This story idea was submitted by Aaron Strain as a part of The State News' reader generated issue.
At Eli Broad College of Business, resident students are required to pay an extra $230 a month for ‘business college fees.’ However, the college’s filtered water is reportedly prone to turning brown after a few hours of bottling, prompting some students to raise concerns.
“If you fill up a water bottle from the ‘filtered’ fountains in the business college, by the end of one class the water will have turned brown,” accounting senior Aaron Strain said in an email.
Strain demonstrated this by filling an empty water bottle from a first-floor fountain in the college, which was then photographed next to a bottle of store-bought water over the next few hours, showing a stark discoloration.

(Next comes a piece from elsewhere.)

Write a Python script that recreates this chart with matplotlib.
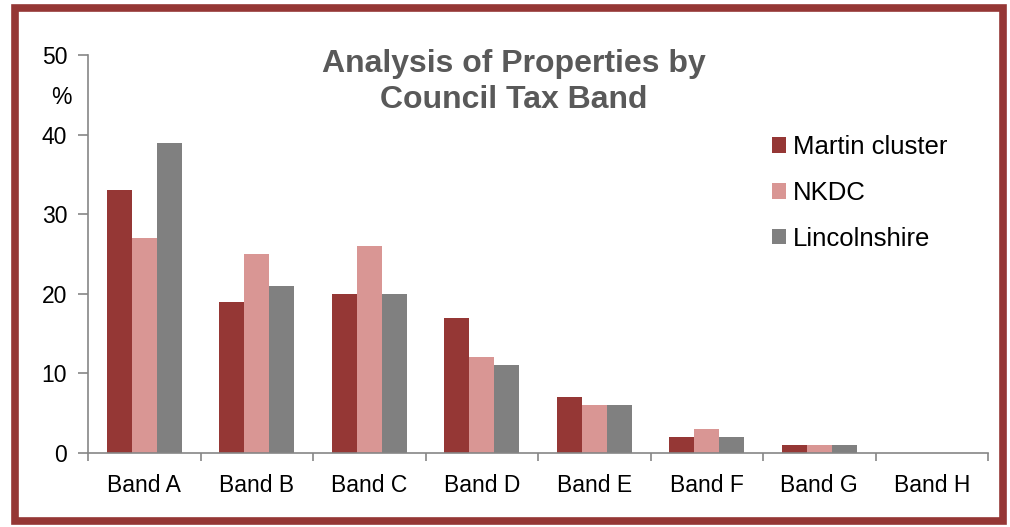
import matplotlib.pyplot as plt
import numpy as np
from matplotlib.patches import Rectangle

plt.rcParams['font.family'] = ['Liberation Sans', 'DejaVu Sans']

# Data
bands = ['Band A', 'Band B', 'Band C', 'Band D', 'Band E', 'Band F', 'Band G', 'Band H']
martin = [33, 19, 20, 17, 7, 2, 1, 0]
nkdc = [27, 25, 26, 12, 6, 3, 1, 0]
lincs = [39, 21, 20, 11, 6, 2, 1, 0]

series = [('Martin cluster', martin, '#953735'),
          ('NKDC', nkdc, '#D99694'),
          ('Lincolnshire', lincs, '#808080')]

fig = plt.figure(figsize=(10.1, 5.27), dpi=100)
ax = fig.add_axes([88 / 1010, 1 - 453 / 527, 900 / 1010, 398 / 527])

# frame around the chart
fig.patches.append(Rectangle((14.5 / 1010, 1 - 521 / 527), 988 / 1010, 513 / 527,
                             transform=fig.transFigure, fill=False,
                             edgecolor='#953735', linewidth=5.5))

x = np.arange(len(bands))
w = 0.222
for i, (name, vals, col) in enumerate(series):
    ax.bar(x + (i - 1) * w, vals, w, color=col, label=name)

ax.set_xlim(-0.5, len(bands) - 0.5)
ax.set_ylim(0, 50)
ax.set_yticks(range(0, 51, 10))
ax.set_xticks(x)
ax.set_xticklabels(bands)
ax.set_xticks(np.arange(-0.5, len(bands), 1), minor=True)
ax.tick_params(axis='x', which='major', length=0, labelsize=16.5, pad=15)
ax.tick_params(axis='x', which='minor', length=6, color='#868686', width=1.2)
ax.tick_params(axis='y', length=7, color='#868686', width=1.2, labelsize=16.5, pad=8)
for s in ['top', 'right']:
    ax.spines[s].set_visible(False)
for s in ['left', 'bottom']:
    ax.spines[s].set_color('#868686')
    ax.spines[s].set_linewidth(1.2)

fig.text(61 / 1010, 1 - 97 / 527, '%', ha='center', va='center', fontsize=16.5)

fig.text(514 / 1010, 1 - 82 / 527, 'Analysis of Properties by\nCouncil Tax Band',
         ha='center', va='center', fontsize=23, fontweight='bold',
         color='#595959', linespacing=1.27)

ax.legend(loc='upper left', bbox_to_anchor=(749 / 1010, 1 - 112 / 527),
          bbox_transform=fig.transFigure, frameon=False, fontsize=18.5,
          handlelength=0.55, handleheight=0.55, handletextpad=0.25, labelspacing=0.85)

fig.savefig('out.png', dpi=100)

“That’s filtered water right there. If I saw that water in a restaurant, I would leave immediately, I would never come back,” Strain said.
Strain said the problem has been going on since he was a freshman.
“Yeah, we get well water here, but we pay a $230 business college fee every semester, they could, between water softener and whatever else they could do,” Strain said. “I think with all the money we’re putting towards the college, they (should be able to update something). Being here all day, I should be able to get clean water without having to buy it somewhere else.”
Hospitality business senior Stephanie MacPherson had not experienced the discoloration, but avoids drinking water from the first floor altogether, as she said quality differs depending on which floor of the building the fountain is on.
“I personally never drink first floor business college water, it really is undrinkable,” MacPherson said. “Sometimes I think I’m thirsty enough to drink it, then I change my mind as soon as I try it.”
MacPherson said she gets her water from the hospitality business school on the second floor of the building, which she said is of normal quality.
When called for comment, an Eli Broad College of Business official said this is the first they’ve heard of the issue and that they will begin to look into it.